Abu Hafs melanjutkan, bahwa ketika dalam hatinya sedang terbesit keinginan tersebut, tiba-tiba rusa itu datang menawarkan dirinya untuk disembelih oleh Abu Hafs. Hal demikianlah yang membuatnya menangis. Ia berkata, “Aku membayangkan diriku seperti Fir’aun yang meminta kepada Allah agar Dia memberinya Nil dan Allah pun mengabulkannya.”

“Aku takut jika Allah memberikan bagianku di dunia saja dan di akhirat ia tidak memberiku. Maka dengan demikian aku menjadi orang fakir yang tidak memiliki apa-apa,” kata Abu Hafs mengakhiri penjelasannya.

Kisah ini termaktub dalam kitab Mir’ah al-Zaman fii Tawarikh al-A’yan karya Syamsuddin Abi al-Mudzaffar Yusuf bin Amir Hisan al-Din Qizurghliy yang dikenal dengan nama Bast Ibn al-Jauzi dan kitab Thabaqat al-Awliya’ karya Sirajuddin Abu Hafs Umar bin Ali bin Ahmad al-Mishri atau Ibnu Mulqin.

Dari kisah di atas, terbaca dengan jelas alasan mengapa Abu Hafs menangis, yakni saat keinginan yang diharapkannya langsung dikabulkan Allah seketika itu juga. Baginya, hal itu justru adalah sebagai ancaman, jangan-jangan hanya itu yang ia dapatkan dan di akhirat ia tak mendapat apa-apa.

Lebih jauh, tangisan Abu Hafs itu menunjukkan dan mengajarkan kepada kita, bahwa jika setelah berusaha dan berdoa untuk mendapatkan suatu yang kita inginkan, namun Allah belum mengabulkannya, maka hendaknya kita tak berkecil hati. Bisa jadi memang Allah tak kabulkan di dunia, namun ia ganti dengan pahala dan nikmat yang lebih besar ketika di akhirat kelak.

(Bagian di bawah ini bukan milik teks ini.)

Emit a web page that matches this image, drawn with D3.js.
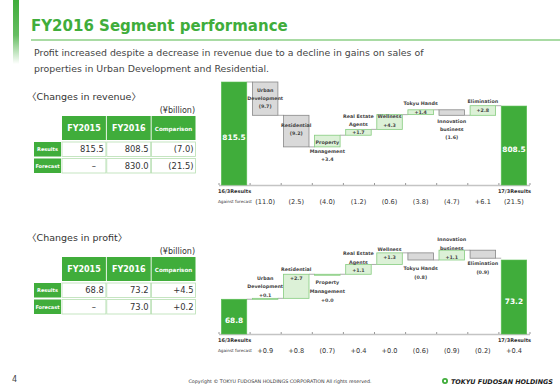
<!DOCTYPE html>
<html>
<head>
<meta charset="utf-8">
<script src="https://cdn.jsdelivr.net/npm/d3@7"></script>
<style>
  body { margin: 0; background: #fff; }
  svg { display: block; font-family: "DejaVu Sans", Verdana, sans-serif; }
</style>
</head>
<body>
<div class="slide"></div>
<script>
// 資料 (¥billion)
const stepNames = [['Urban','Development'], ['Residential'], ['Property','Management'], ['Real Estate','Agents'],
                   ['Wellness'], ['Tokyu Hands'], ['Innovation','business'], ['Elimination']];

const revStart = 815.5;
const revEnd = 808.5;
const revDelta = [-9.7, -9.2, 3.4, 1.7, 4.3, 1.4, -1.6, 2.8];
const revForecast = ['(11.0)','(2.5)','(4.0)','(1.2)','(0.6)','(3.8)','(4.7)','+6.1','(21.5)'];

const profitStart = 68.8;
const profitEnd = 73.2;
const profitDelta = [0.1, 2.7, 0.0, 1.1, 1.3, -0.8, 1.1, -0.9];
const profitForecast = ['+0.9','+0.8','(0.7)','+0.4','+0.0','(0.6)','(0.9)','(0.2)','+0.4'];

const tableCols = ['FY2015','FY2016','Comparison'];
const tableRows = ['Results','Forecast'];
const revTable = [['815.5','808.5','(7.0)'], ['–','830.0','(21.5)']];
const profitTable = [['68.8','73.2','+4.5'], ['–','73.0','+0.2']];

const GREEN = '#40ad3b';

const svg = d3.select('.slide').append('svg').attr('width', 560).attr('height', 388);
const defs = svg.append('defs');

// header
const g1 = defs.append('linearGradient').attr('id','barFade').attr('x1',0).attr('y1',0).attr('x2',0).attr('y2',1);
g1.append('stop').attr('offset','0%').attr('stop-color',GREEN);
g1.append('stop').attr('offset','55%').attr('stop-color',GREEN).attr('stop-opacity',0.8);
g1.append('stop').attr('offset','100%').attr('stop-color',GREEN).attr('stop-opacity',0);
svg.append('rect').attr('x',13).attr('y',0).attr('width',6).attr('height',64).attr('fill','url(#barFade)');

svg.append('text').attr('x',31).attr('y',31).text('FY2016 Segment performance')
   .style('font-size','15px').style('font-weight','bold').style('fill',GREEN);
svg.append('line').attr('x1',31).attr('x2',560).attr('y1',40).attr('y2',40)
   .style('stroke','#8ccf86').style('stroke-width',1.5);

const sub = svg.append('text').style('font-size','9.4px').style('fill','#444');
sub.append('tspan').attr('x',34).attr('y',55.5).text('Profit increased despite a decrease in revenue due to a decline in gains on sales of');
sub.append('tspan').attr('x',34).attr('y',71.5).text('properties in Urban Development and Residential.');

// 表格
function drawTable(title, rows, top){
    const g = svg.append('g');
    const t = g.append('text').attr('x',27).attr('y',top).style('font-size','9.5px').style('fill','#333');
    t.append('tspan').text('〈').style('font-family','"Noto Sans CJK JP"');
    t.append('tspan').text('Changes in ' + title);
    t.append('tspan').text('〉').style('font-family','"Noto Sans CJK JP"');
    g.append('text').attr('x',195).attr('y',top+13).attr('text-anchor','end').text('(¥billion)')
     .style('font-size','8px').style('fill','#333');

    const colX = d3.scaleBand().domain(tableCols).range([62,195.5]).paddingInner(0.02);
    const hTop = top + 16, hH = 24;
    g.selectAll('.hd').data(tableCols).enter().append('rect')
     .attr('x', d=>colX(d)).attr('y', hTop).attr('width', colX.bandwidth()).attr('height', hH)
     .attr('fill', GREEN);
    g.selectAll('.hdt').data(tableCols).enter().append('text')
     .attr('x', d=>colX(d)+colX.bandwidth()/2).attr('y', hTop+hH/2+2.8).attr('text-anchor','middle')
     .text(d=>d).style('fill','#fff').style('font-weight','bold')
     .style('font-size', d=>d==='Comparison' ? '5.6px' : '8px');

    const rowY = d3.scaleBand().domain(tableRows).range([hTop+hH+2, hTop+hH+33]).paddingInner(0.12);
    tableRows.forEach((r,i)=>{
        const y = rowY(r), h = rowY.bandwidth();
        g.append('rect').attr('x',34).attr('y',y).attr('width',27).attr('height',h).attr('fill',GREEN);
        g.append('text').attr('x',47.5).attr('y',y+h/2+2).attr('text-anchor','middle').text(r)
         .style('fill','#fff').style('font-weight','bold').style('font-size','5px');
        g.selectAll('.c'+i).data(rows[i]).enter().append('rect')
         .attr('x',(d,j)=>colX(tableCols[j])).attr('y',y).attr('width',colX.bandwidth()).attr('height',h)
         .attr('fill','#fff').attr('stroke','#b7dfb2').attr('stroke-width',0.8);
        g.selectAll('.t'+i).data(rows[i]).enter().append('text')
         .attr('x',(d,j)=>d==='–' ? colX(tableCols[j])+colX.bandwidth()-10 : colX(tableCols[j])+colX.bandwidth()-2)
         .attr('y',y+h/2+3).attr('text-anchor','end').text(d=>d)
         .style('font-size','8.4px').style('fill','#333');
    });
}
drawTable('revenue', revTable, 100);
drawTable('profit', profitTable, 241);

// 瀑布圖
function drawWaterfall(opt){
    const cats = ['start'].concat(stepNames.map((d,i)=>'s'+i)).concat(['end']);
    const x = d3.scaleBand().domain(cats).range([218.5, 529.5]).paddingInner(0.18).paddingOuter(0.09);
    const y = d3.scaleLinear().domain(opt.domain).range([opt.bottom, opt.top]);

    let level = opt.start;
    const steps = opt.delta.map((d,i)=>{
        const from = level; level = level + d;
        return {key:'s'+i, name:stepNames[i], from:from, to:level, delta:d};
    });
    const g = svg.append('g');

    // axis
    const xTick = d3.scaleLinear().domain([0,cats.length]).range([x.range()[0], x.range()[1]]);
    const axis = d3.axisBottom(xTick).ticks(cats.length).tickFormat('').tickSizeInner(-2).tickSizeOuter(0);
    const ax = g.append('g').attr('transform',`translate(0,${opt.bottom})`).call(axis);
    ax.select('.domain').style('stroke','#c4c4c4').style('stroke-width',1.4);
    ax.selectAll('.tick line').style('stroke','#999');

    // connectors
    const levels = [{key:'start', v:opt.start}].concat(steps.map(s=>({key:s.key, v:s.to})));
    g.selectAll('.conn').data(levels).enter().append('line')
     .attr('x1', d=>x(d.key)+x.bandwidth()).attr('x2', (d,i)=>x(cats[i+1]))
     .attr('y1', d=>y(d.v)).attr('y2', d=>y(d.v))
     .style('stroke','#888').style('stroke-width',0.7);

    // start / end bars
    const ends = [{key:'start', v:opt.start}, {key:'end', v:opt.end}];
    g.selectAll('.endbar').data(ends).enter().append('rect')
     .attr('x', d=>x(d.key)).attr('width', x.bandwidth())
     .attr('y', d=>y(d.v)).attr('height', d=>opt.bottom - y(d.v))
     .attr('fill', GREEN).attr('stroke','#5cbf56').attr('stroke-width',0.6);
    g.selectAll('.endlab').data(ends).enter().append('text')
     .attr('x', d=>x(d.key)+x.bandwidth()/2).attr('y', d=>(y(d.v)+opt.bottom)/2+6.5)
     .attr('text-anchor','middle').text(d=>d.v.toFixed(1))
     .style('fill','#fff').style('font-weight','bold').style('font-size','7.4px');

    // step boxes
    g.selectAll('.step').data(steps).enter().append('rect')
     .attr('x', d=>x(d.key)).attr('width', x.bandwidth())
     .attr('y', d=>y(Math.max(d.from,d.to))).attr('height', d=>Math.max(1, Math.abs(y(d.from)-y(d.to))))
     .attr('fill', d=>d.delta>=0 ? '#dcf1d7' : '#d9d9d9')
     .attr('stroke', d=>d.delta>=0 ? '#86cc7f' : '#888').attr('stroke-width',0.8);

    // step labels
    const fmt = v => v < 0 ? `(${Math.abs(v).toFixed(1)})` : `+${v.toFixed(1)}`;
    steps.forEach((s,i)=>{
        const lines = s.name.concat([fmt(s.delta)]);
        const y0 = y(Math.max(s.from,s.to)) + opt.labelDy[i];
        g.append('text').attr('text-anchor','middle')
         .style('font-size','4.8px').style('font-weight','bold').style('fill','#444')
         .selectAll('tspan').data(lines).enter().append('tspan')
         .attr('x', x(s.key)+x.bandwidth()/2).attr('y', (d,k)=>y0 + k*opt.lineH).text(d=>d);
    });

    // 類別與預測差異
    const by = opt.bottom + 8;
    g.append('text').attr('x',218).attr('y',by).text('16/3Results')
     .style('font-size','5px').style('font-weight','bold').style('fill','#333');
    g.append('text').attr('x',531).attr('y',by).attr('text-anchor','end').text('17/3Results')
     .style('font-size','5px').style('font-weight','bold').style('fill','#333');
    g.append('text').attr('x',218).attr('y',by+10).text('Against forecast')
     .style('font-size','4.2px').style('fill','#333');
    g.selectAll('.fc').data(opt.forecast).enter().append('text')
     .attr('x', (d,i)=>x(cats[i+1])+x.bandwidth()/2).attr('y', by+10.5)
     .attr('text-anchor','middle').text(d=>d)
     .style('font-size','6.6px').style('fill','#333');
}

drawWaterfall({start:revStart, end:revEnd, delta:revDelta, forecast:revForecast,
    domain:[785.5, 815.5], top:82, bottom:185, lineH:8.3,
    labelDy:[9.8, 11.8, 9, -11.8, 3.8, -4.5, 12.8, -2.2]});
drawWaterfall({start:profitStart, end:profitEnd, delta:profitDelta, forecast:profitForecast,
    domain:[64.9, 73.2], top:260, bottom:334, lineH:8.6,
    labelDy:[-18.8, -2.8, 10.2, -9.2, -2.2, 17.2, -8.8, 15.2]});

// footer
svg.append('text').attr('x',12).attr('y',382).text('4').style('font-size','8px').style('fill','#444');
svg.append('text').attr('x',280).attr('y',383).attr('text-anchor','middle')
   .text('Copyright © TOKYU FUDOSAN HOLDINGS CORPORATION All rights reserved.')
   .style('font-size','4.8px').style('fill','#333');
svg.append('circle').attr('cx',445).attr('cy',381).attr('r',3).attr('fill',GREEN);
svg.append('circle').attr('cx',445).attr('cy',381).attr('r',1.2).attr('fill','#fff');
svg.append('text').attr('x',451).attr('y',383.5).text('TOKYU FUDOSAN HOLDINGS')
   .style('font-size','6.4px').style('font-weight','bold').style('font-style','italic').style('fill','#1a1a1a');
</script>
</body>
</html>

Sebaliknya, andaikata keinginan kita mudah sekali terkabul dan tercapai, jangan sampai hal itu membuat kita berbangga hati secara berlebihan yang sampai membuat kita sombong dan lupa daratan. Kita tetap berharap itu adalah nikmat dan rezeki untuk kita dan di akhirat kita tetap berhak mendapatkan pahala karena kita telah berusaha secara halal dan berdoa kepada Allah.

Allah SWT berfirman:

مَا أَصَابَ مِنْ مُصِيبَةٍ فِي الْأَرْضِ وَلَا فِي أَنْفُسِكُمْ إِلَّا فِي كِتَابٍ مِنْ قَبْلِ أَنْ نَبْرَأَهَا إِنَّ ذَلِكَ عَلَى اللَّهِ يَسِيرٌ (22) لِكَيْلَا تَأْسَوْا عَلَى مَا فَاتَكُمْ وَلَا تَفْرَحُوا بِمَا آتَاكُمْ وَاللَّهُ لَا يُحِبُّ كُلَّ مُخْتَالٍ فَخُورٍ 

“Agar kamu tidak bersedih hati terhadap apa yang luput dari kamu, dan jangan pula terlalu gembira terhadap apa yang diberikan-Nya kepadamu. Dan Allah tidak menyukai setiap orang yang sombong dan membanggakan diri” (Al-Hadid/57:23)

Ayat ini menunjukkan bahwa apapun yang terjadi dalam kehidupan seseorang, entah suka atau suka, itu adalah kehendak Allah. Manusia hanya dituntut untuk mengimani dan menjalaninya saja. Begitu kurang lebih penjelasan Buya Hamka dalam Tafsir Al-Azhar.

Ia juga mengatakan, dalam menjalani apa yang telah ditentukan Allah itu, manusia hendaknya selalu bersabar ketika ada bencana dan bersyukur jika ada pertolongan dari Allah. Dengan demikian, ia tidak akan berputus asa (ketika mendapat kesulitan) atau sombong (ketika ada kemudahan). Wallahu a’lam.

 

Sumber:

Syamsuddin Abi al-Mudzaffar Yusuf bin Amir Hisanuddin Qizurghliy, Mir’ah al-Zaman fii Tawarikh al-A’yan, vol. 16 (Beirut: Dar al-Risalah al-‘Alamiyyah, 2013), hal. 103-104.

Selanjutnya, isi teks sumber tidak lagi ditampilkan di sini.